Among these is the breakdown of relationships between spouses, as with parents and their children. Most migrants and their families back in the Philippines lament the loneliness, anxieties and emotional aches and longings from long-term separation, their inability to be present in the day-to-day lives of their spouses and children and to physically share moments of joy, grief, disappointments and excitement.
Social Costs
Studies have shown the negative effects of long-term separation of parents on the children left behind. Migrant children, with OFW mothers, tend to experience more issues and problems with coping in school and may lack supervision and guidance, resulting in serious behavioral consequences such as substance use and early sexual relations.
While innovations in technology such as smartphones and social media applications like Facebook have led to cheaper and more efficient ways to communicate with loved ones, the challenge to ensure quality communication among family members in order to maintain positive and resilient relationships still remains.
Another major social cost is the family members’ dependency on their OFWs relatives not only for their needs but also for their many wants. Many OFWs hold the wrong view that they best help their families by giving in to their various demands to assuage their guilt from being distant from the family. Even grown-up children continue to rely on OFWs parents for their financial needs. Migrants work extra or double time to earn extra incomes or fall into debt just to meet family wants.
The cycle of economic dependence continues until the migrants can no longer work and must confront the reality of their own survival and quality of life upon retirement. Often, it can be too late to ensure that their financial conditions can suffice for their retirement.

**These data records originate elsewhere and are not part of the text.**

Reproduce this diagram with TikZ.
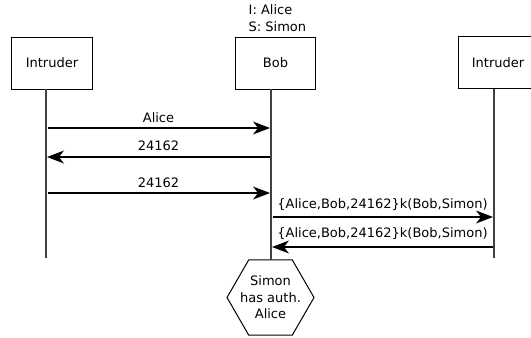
\documentclass[tikz,border=0pt]{standalone}
\usepackage{fontspec}
\setmainfont{DejaVu Sans}
\usetikzlibrary{arrows.meta,shapes.geometric}
\begin{document}
\begin{tikzpicture}[x=1bp,y=-1bp,
  font=\fontsize{13bp}{16.5bp}\selectfont,
  actor/.style={draw=black,line width=1bp,minimum width=80bp,minimum height=52bp,inner sep=0pt},
  lifeline/.style={draw=black!75,line width=1.3bp},
  tip/.tip={Stealth[length=17bp,width=13bp,inset=5bp,line width=0pt]},
  msg/.style={line width=1.4bp,-tip,shorten >=1bp,shorten <=1.5bp},
  lbl/.style={inner sep=0pt},
  goal/.style={draw=black,line width=1bp,regular polygon,regular polygon sides=6,minimum size=87bp,inner sep=-8bp,outer sep=0pt,align=center}]
\useasboundingbox (0,0) rectangle (531,337);
\clip (0,0) rectangle (531,337);

% principals
\node[actor] (intL) at (52,63) {Intruder};
\node[actor] (bob) at (275.5,63) {Bob};
\node[actor] (intR) at (498,62.5) {Intruder};
\node[lbl,anchor=north west,align=left] (roles) at (248.5,4.5) {I: Alice\\S: Simon};

% lifelines
\coordinate (lA) at (46,89);   \coordinate (lAend) at (46,258);
\coordinate (lB) at (271,89);
\coordinate (lC) at (494,89);  \coordinate (lCend) at (494,258);
\node[goal] (auth) at (270.5,297.5) {Simon\\has auth.\\Alice};
\draw[lifeline] (lA) -- (lAend);
\draw[lifeline] (lB) -- (lB |- auth.north);
\draw[lifeline] (lC) -- (lCend);

% message anchor points on the lifelines
\coordinate (a1) at (46,128);  \coordinate (b1) at (271,128);
\coordinate (a2) at (46,157);  \coordinate (b2) at (271,157);
\coordinate (a3) at (46,193);  \coordinate (b3) at (271,193);
\coordinate (b4) at (271,217); \coordinate (c4) at (494,217);
\coordinate (b5) at (271,247); \coordinate (c5) at (494,247);

% messages
\draw[msg] (a1) -- node[lbl,above=5bp] {Alice} (b1);
\draw[msg] (b2) -- node[lbl,above=6bp] {24162} (a2);
\draw[msg] (a3) -- node[lbl,above=5bp] {24162} (b3);
\draw[msg] (b4) -- node[lbl,above=6bp] {\{Alice,Bob,24162\}k(Bob,Simon)} (c4);
\draw[msg] (c5) -- node[lbl,above=7bp] {\{Alice,Bob,24162\}k(Bob,Simon)} (b5);
\end{tikzpicture}
\end{document}
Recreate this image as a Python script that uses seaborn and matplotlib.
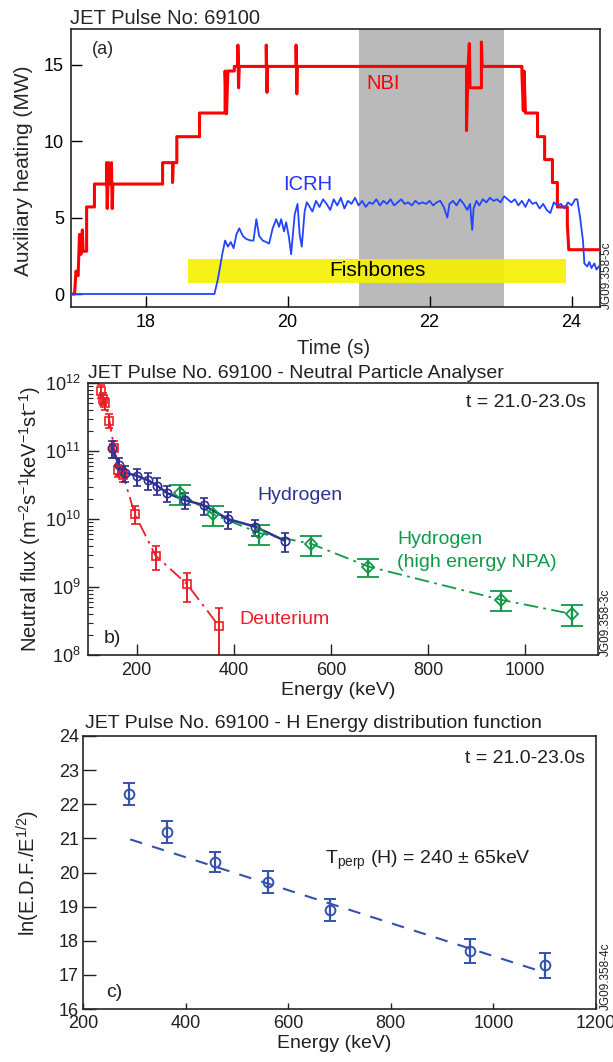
import matplotlib
matplotlib.use("Agg")
import matplotlib.pyplot as plt
import seaborn as sns
import numpy as np
import pandas as pd
from matplotlib.ticker import LogLocator, FixedLocator, NullFormatter

# ---------------- Panel (a): auxiliary heating ----------------
nbi_t = [16.95, 17.0, 17.02, 17.05, 17.07, 17.09, 17.11, 17.12, 17.17, 17.17, 17.28, 17.28,
         17.45, 17.45, 17.46, 17.48, 17.5, 17.52, 17.53, 17.54, 18.24, 18.24, 18.38, 18.38,
         18.39, 18.44, 18.44, 18.5, 18.5, 18.76, 18.76, 19.12, 19.12, 19.14, 19.16, 19.25,
         19.25, 19.3, 19.3, 19.31, 19.32, 19.7, 19.7, 19.71, 19.72, 20.12, 20.12, 20.13,
         20.14, 22.52, 22.52, 22.54, 22.56, 22.57, 22.73, 22.73, 22.74, 23.3, 23.3, 23.32,
         23.33, 23.35, 23.52, 23.52, 23.62, 23.62, 23.73, 23.73, 23.8, 23.8, 23.94, 23.94,
         23.96, 23.97, 24.4]
nbi_p = [0, 0, 1.5, 1.2, 3.9, 2.6, 4.2, 2.8, 2.8, 5.7, 5.7, 7.2,
         7.2, 8.6, 5.6, 8.6, 7.2, 8.6, 5.6, 7.2, 7.2, 8.6, 8.6, 7.3,
         8.6, 8.6, 10.3, 10.3, 10.3, 10.3, 11.85, 11.85, 14.6, 11.8, 14.6, 14.6,
         14.9, 14.9, 16.3, 13.5, 14.9, 14.9, 16.3, 13.2, 14.9, 14.9, 16.3, 13.1,
         14.9, 14.9, 10.7, 14.6, 16.4, 13.5, 13.5, 16.5, 14.9, 14.9, 14.5, 12.0,
         14.6, 11.85, 11.85, 10.3, 10.3, 8.8, 8.8, 7.3, 7.3, 5.7, 5.7, 4.6,
         2.9, 2.9, 2.9]

icrh_t = [16.95, 18.97, 19.02, 19.08, 19.12, 19.16, 19.2, 19.24, 19.28, 19.32, 19.37, 19.42,
          19.48, 19.52, 19.56, 19.6, 19.65, 19.7, 19.74, 19.79, 19.84, 19.88, 19.91, 19.95,
          19.98, 20.02, 20.05, 20.1, 20.14, 20.17, 20.2, 20.24, 20.27, 20.3, 20.35, 20.4,
          20.45, 20.5, 20.55, 20.6, 20.65, 20.7, 20.75, 20.8, 20.85, 20.9, 20.95, 21.0,
          21.05, 21.1, 21.15, 21.2, 21.25, 21.3, 21.35, 21.4, 21.45, 21.5, 21.55, 21.6,
          21.65, 21.7, 21.75, 21.8, 21.85, 21.9, 21.95, 22.0, 22.05, 22.1, 22.15, 22.2,
          22.25, 22.28, 22.33, 22.38, 22.43, 22.48, 22.53, 22.57, 22.6, 22.62, 22.66, 22.7,
          22.75, 22.8, 22.85, 22.9, 22.95, 23.0, 23.05, 23.1, 23.15, 23.2, 23.25, 23.3,
          23.35, 23.4, 23.45, 23.5, 23.55, 23.6, 23.65, 23.7, 23.75, 23.8, 23.85, 23.9,
          23.95, 24.0, 24.05, 24.08, 24.12, 24.16, 24.18, 24.22, 24.25, 24.28, 24.32, 24.35,
          24.4]
icrh_p = [0, 0, 1.0, 2.6, 3.5, 3.1, 3.4, 3.0, 3.9, 4.3, 3.8, 3.6,
          3.5, 3.5, 4.9, 3.8, 3.5, 3.4, 3.3, 4.3, 4.9, 4.4, 4.9, 4.1,
          4.7, 3.7, 2.6, 5.2, 5.9, 3.9, 3.1, 5.4, 6.0, 5.8, 5.4, 6.1,
          5.7, 6.2, 5.9, 5.5, 6.2, 5.8, 6.3, 5.6, 6.1, 5.9, 6.3, 5.8,
          6.1, 5.7, 6.0, 5.9, 6.2, 5.8, 6.1, 5.9, 6.2, 5.8, 6.0, 6.2,
          5.9, 6.0, 5.8, 6.1, 5.9, 6.0, 5.9, 6.1, 5.8, 6.0, 6.1, 5.7,
          5.0, 5.9, 6.1, 5.8, 6.2, 5.9, 5.5, 5.9, 4.2, 5.6, 6.1, 5.8,
          6.2, 6.0, 6.3, 6.1, 6.2, 6.0, 6.4, 6.2, 6.0, 6.2, 5.8, 6.1,
          5.7, 6.2, 5.9, 6.0, 5.6, 5.9, 5.5, 5.3, 6.0, 5.8, 5.9, 5.6,
          6.0, 5.8, 6.2, 6.2, 5.0, 3.5, 2.0, 1.8, 2.1, 1.7, 2.0, 1.6,
          1.9]

analysis_window = [21.0, 23.05]
fishbones_t = [18.6, 23.92]
fishbones_p = [0.72, 2.3]

# ---------------- Panel (b): neutral particle analyser ----------------
d_E = [126, 131, 136, 144, 154, 161, 172, 196, 239, 304, 369]
d_flux = [7.7e11, 5.9e11, 5.0e11, 2.8e11, 1.1e11, 5.2e10, 4.5e10, 1.2e10, 2.9e9, 1.1e9, 2.7e8]
d_err = [1.6e11, 1.2e11, 1.0e11, 0.65e11, 0.3e11, 1.1e10, 1.0e10, 0.35e10, 1.1e9, 0.5e9, 0.22e9]

h_E = [150, 164, 177, 201, 224, 242, 263, 299, 338, 388, 444, 505]
h_flux = [1.1e11, 6.2e10, 4.8e10, 4.3e10, 3.7e10, 3.1e10, 2.4e10, 1.9e10, 1.6e10, 1.0e10, 7.7e9, 4.8e9]
h_err = [0.3e11, 1.7e10, 1.3e10, 1.2e10, 1.0e10, 0.85e10, 0.65e10, 0.5e10, 0.45e10, 0.28e10, 2.1e9, 1.5e9]

hh_E = [289, 358, 453, 560, 677, 950, 1097]
hh_flux = [2.4e10, 1.17e10, 6.2e9, 4.3e9, 2.0e9, 6.5e8, 4.0e8]
hh_err = [0.8e10, 0.37e10, 2.0e9, 1.4e9, 0.6e9, 2.1e8, 1.35e8]

# ---------------- Panel (c): H energy distribution function ----------------
c_E = [290, 364, 458, 561, 682, 954, 1101]
c_lnf = [22.3, 21.19, 20.31, 19.73, 18.9, 17.7, 17.28]
c_err = [0.32, 0.32, 0.3, 0.32, 0.32, 0.36, 0.36]
fit_E = [292, 1085]
fit_lnf = [20.97, 17.14]

a_xticks = [18, 20, 22, 24]
a_yticks = [0, 5, 10, 15]
b_xticks = [200, 400, 600, 800, 1000]
c_xticks = [200, 400, 600, 800, 1000, 1200]
c_yticks = [16, 17, 18, 19, 20, 21, 22, 23, 24]

# ---------------- style ----------------
sns.set_style("ticks")
plt.rcParams['font.family'] = ['Liberation Sans', 'DejaVu Sans']
plt.rcParams['mathtext.fontset'] = 'custom'
plt.rcParams['mathtext.rm'] = 'Liberation Sans'
plt.rcParams['mathtext.it'] = 'Liberation Sans:italic'
plt.rcParams['mathtext.bf'] = 'Liberation Sans:bold'
plt.rcParams['axes.linewidth'] = 1.2

W, H = 613, 1062
fig = plt.figure(figsize=(W / 100, H / 100), dpi=100)
TXT = '#231f20'

def box(l, t, r, b):
    return [l / W, 1 - b / H, (r - l) / W, (b - t) / H]

# ---------------- (a) ----------------
ax1 = fig.add_axes(box(71, 29, 600, 307))
ax1.axvspan(analysis_window[0], analysis_window[1], color='#bababa', lw=0, zorder=0)
ax1.fill_between(fishbones_t, fishbones_p[0], fishbones_p[1], color='#f4f000', alpha=0.9,
                 lw=0, zorder=1)
sns.lineplot(x=icrh_t, y=icrh_p, ax=ax1, color='#2244ff', lw=1.3, sort=False,
             estimator=None, zorder=4)
sns.lineplot(x=nbi_t, y=nbi_p, ax=ax1, color='#ff0000', lw=2.2, sort=False,
             estimator=None, zorder=3)
ax1.set_xlim(16.95, 24.4)
ax1.set_ylim(-0.85, 17.35)
ax1.xaxis.set_major_locator(FixedLocator(a_xticks))
ax1.yaxis.set_major_locator(FixedLocator(a_yticks))
ax1.tick_params(direction='in', length=8, width=1, labelsize=13, colors='black',
                top=False, right=False, pad=5)
ax1.set_xlabel('Time (s)', fontsize=14.5)
ax1.set_ylabel('Auxiliary heating (MW)', fontsize=15)
ax1.xaxis.set_label_coords(0.497, -0.115)
ax1.yaxis.set_label_coords(-0.072, 0.49)
ax1.text(0.04, 0.926, '(a)', transform=ax1.transAxes, fontsize=13, va='center', ha='left')
ax1.text(21.11, 13.8, 'NBI', color='#ff0000', fontsize=14.5, va='center', ha='left')
ax1.text(19.94, 7.2, 'ICRH', color='#2233ff', fontsize=14.5, va='center', ha='left')
ax1.text((fishbones_t[0] + fishbones_t[1]) / 2, (fishbones_p[0] + fishbones_p[1]) / 2,
         'Fishbones', color='black', fontsize=15, va='center', ha='center', zorder=5)
fig.text(70 / W, 1 - 24 / H, 'JET Pulse No: 69100', fontsize=14.5, va='baseline', ha='left')
fig.text(607 / W, 1 - 275 / H, 'JG09.358-5c', fontsize=8.5, rotation=90, va='center', ha='center')

# ---------------- (b) ----------------
ax2 = fig.add_axes(box(88, 383, 598, 655))
c_d, c_h, c_hh = '#ee1c25', '#2e3192', '#0f9a48'
sns.lineplot(x=hh_E, y=hh_flux, ax=ax2, color=c_hh, lw=1.3, dashes=False, estimator=None,
             sort=False, linestyle=(0, (8, 3, 1.5, 3)))
ax2.errorbar(hh_E, hh_flux, yerr=hh_err, fmt='D', mfc='none', mec=c_hh, ms=6, mew=1.3,
             ecolor=c_hh, elinewidth=1.6, capsize=8, capthick=1.6)
sns.lineplot(x=d_E, y=d_flux, ax=ax2, color=c_d, lw=1.3, estimator=None, sort=False,
             linestyle=(0, (8, 3, 1.5, 3)))
ax2.errorbar(d_E, d_flux, yerr=d_err, fmt='s', mfc='none', mec=c_d, ms=6, mew=1.2,
             ecolor=c_d, elinewidth=1.4, capsize=3, capthick=1.4)
sns.lineplot(x=h_E, y=h_flux, ax=ax2, color=c_h, lw=1.8, estimator=None, sort=False)
ax2.errorbar(h_E, h_flux, yerr=h_err, fmt='o', mfc='none', mec=c_h, ms=6, mew=1.2,
             ecolor=c_h, elinewidth=1.4, capsize=3, capthick=1.4)
ax2.set_yscale('log')
ax2.set_xlim(100, 1150)
ax2.set_ylim(1e8, 1e12)
ax2.xaxis.set_major_locator(FixedLocator(b_xticks))
ax2.yaxis.set_major_locator(LogLocator(base=10, numticks=10))
ax2.yaxis.set_minor_locator(LogLocator(base=10, subs=np.arange(2, 10), numticks=20))
ax2.yaxis.set_minor_formatter(NullFormatter())
ax2.tick_params(which='major', direction='in', length=8, width=1, labelsize=13,
                colors=TXT, top=False, right=False, pad=5)
ax2.tick_params(which='minor', direction='in', length=3.5, width=0.8, top=False, right=False)
ax2.set_xlabel('Energy (keV)', fontsize=14, color=TXT)
ax2.set_ylabel('Neutral flux (m$^{-2}$s$^{-1}$keV$^{-1}$st$^{-1}$)', fontsize=14.5, color=TXT)
ax2.xaxis.set_label_coords(0.49, -0.1)
ax2.yaxis.set_label_coords(-0.088, 0.5)
ax2.text(0.976, 0.912, 't = 21.0-23.0s', transform=ax2.transAxes, fontsize=14, ha='right',
         va='baseline', color=TXT)
ax2.text(0.333, 0.57, 'Hydrogen', transform=ax2.transAxes, fontsize=14, color=c_h, va='baseline')
ax2.text(0.606, 0.408, 'Hydrogen', transform=ax2.transAxes, fontsize=14, color=c_hh, va='baseline')
ax2.text(0.606, 0.324, '(high energy NPA)', transform=ax2.transAxes, fontsize=14, color=c_hh,
         va='baseline')
ax2.text(0.296, 0.114, 'Deuterium', transform=ax2.transAxes, fontsize=14, color=c_d, va='baseline')
ax2.text(0.03, 0.044, 'b)', transform=ax2.transAxes, fontsize=14, color=TXT, va='baseline')
fig.text(88 / W, 1 - 378 / H, 'JET Pulse No. 69100 - Neutral Particle Analyser', fontsize=14,
         va='baseline', ha='left', color=TXT)
fig.text(606 / W, 1 - 622 / H, 'JG09.358-3c', fontsize=8.5, rotation=90, va='center', ha='center',
         color=TXT)

# ---------------- (c) ----------------
ax3 = fig.add_axes(box(83, 736, 596, 1009))
c_c = '#3352ad'
sns.lineplot(x=fit_E, y=fit_lnf, ax=ax3, color=c_c, lw=1.5, estimator=None, sort=False,
             linestyle=(0, (6, 5)))
ax3.errorbar(c_E, c_lnf, yerr=c_err, fmt='o', mfc='none', mec=c_c, ms=7, mew=1.4,
             ecolor=c_c, elinewidth=1.6, capsize=4, capthick=1.6)
ax3.set_xlim(200, 1200)
ax3.set_ylim(16, 24)
ax3.xaxis.set_major_locator(FixedLocator(c_xticks))
ax3.yaxis.set_major_locator(FixedLocator(c_yticks))
ax3.tick_params(axis='y', direction='in', length=9, width=1, labelsize=13, colors=TXT,
                right=False, pad=3)
ax3.tick_params(axis='x', direction='in', length=4.5, width=1, labelsize=13, colors=TXT,
                top=False, pad=4)
ax3.set_xlabel('Energy (keV)', fontsize=14, color=TXT)
ax3.set_ylabel('ln(E.D.F./E$^{1/2}$)', fontsize=14.5, color=TXT)
ax3.xaxis.set_label_coords(0.49, -0.097)
ax3.yaxis.set_label_coords(-0.08, 0.5)
ax3.text(0.979, 0.901, 't = 21.0-23.0s', transform=ax3.transAxes, fontsize=14, ha='right',
         va='baseline', color=TXT)
ax3.text(0.472, 0.53, 'T$_{\\mathrm{perp}}$ (H) = 240 $\\pm$ 65keV', transform=ax3.transAxes,
         fontsize=14, va='baseline', color=TXT)
ax3.text(0.045, 0.044, 'c)', transform=ax3.transAxes, fontsize=14, va='baseline', color=TXT)
fig.text(85 / W, 1 - 728 / H, 'JET Pulse No. 69100 - H Energy distribution function', fontsize=14,
         va='baseline', ha='left', color=TXT)
fig.text(606 / W, 1 - 976 / H, 'JG09.358-4c', fontsize=8.5, rotation=90, va='center', ha='center',
         color=TXT)

fig.savefig('out.png', dpi=100)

Furthermore, the challenge of becoming financially independent arises from the consumerist lifestyles of OFWs with higher incomes to buy things that they could not afford while earning in the Philippines.
Estimates show that 70 percent of OFs have been unable to save enough to reach their financial goals to allow for their return and reintegration despite decades of overseas employment. In 2007, Central Bank of the Philippines data indicate only seven percent of OFWs families had savings in banks and only 2.3 percent had investments, although recent positive trends in both increased savings and investments are promising. Hopefully, with more financial education, this can significantly improve.
The absence or lack of concrete financial goals and financial planning to reach those goals are major constraints to financial independence. If OFWs can overcome their financial challenges, they are in a much better position to help family members, even contribute more significantly to their communities and to the country through savings and investments back in the Philippines.
Enhance the Positve
For balance, it is important that the negative aspects of migration be mitigated and prevented where possible to enhance its positive aspects beyond the economic benefits. Migrants can contribute not only to their families’ well-being but also to their communities, their host societies and the Philippines.
Among these contributions would be the social, cultural and other non-financial forms of remittances that can be brought back to the Philippines based on the knowledge and skills they have gained from working abroad. These added knowledge and skills can go a long way in helping not just the migrants but also their families and communities.
It is therefore in ensuring a balance of the positive and negative aspects of migration that remains a challenge for the OFWs themselves, their families, the local and national government, the church and other stakeholders. With so many stakeholders coming together on the migration issue, the migration experience and results could be optimized for all actors, especially for the migrants and their families.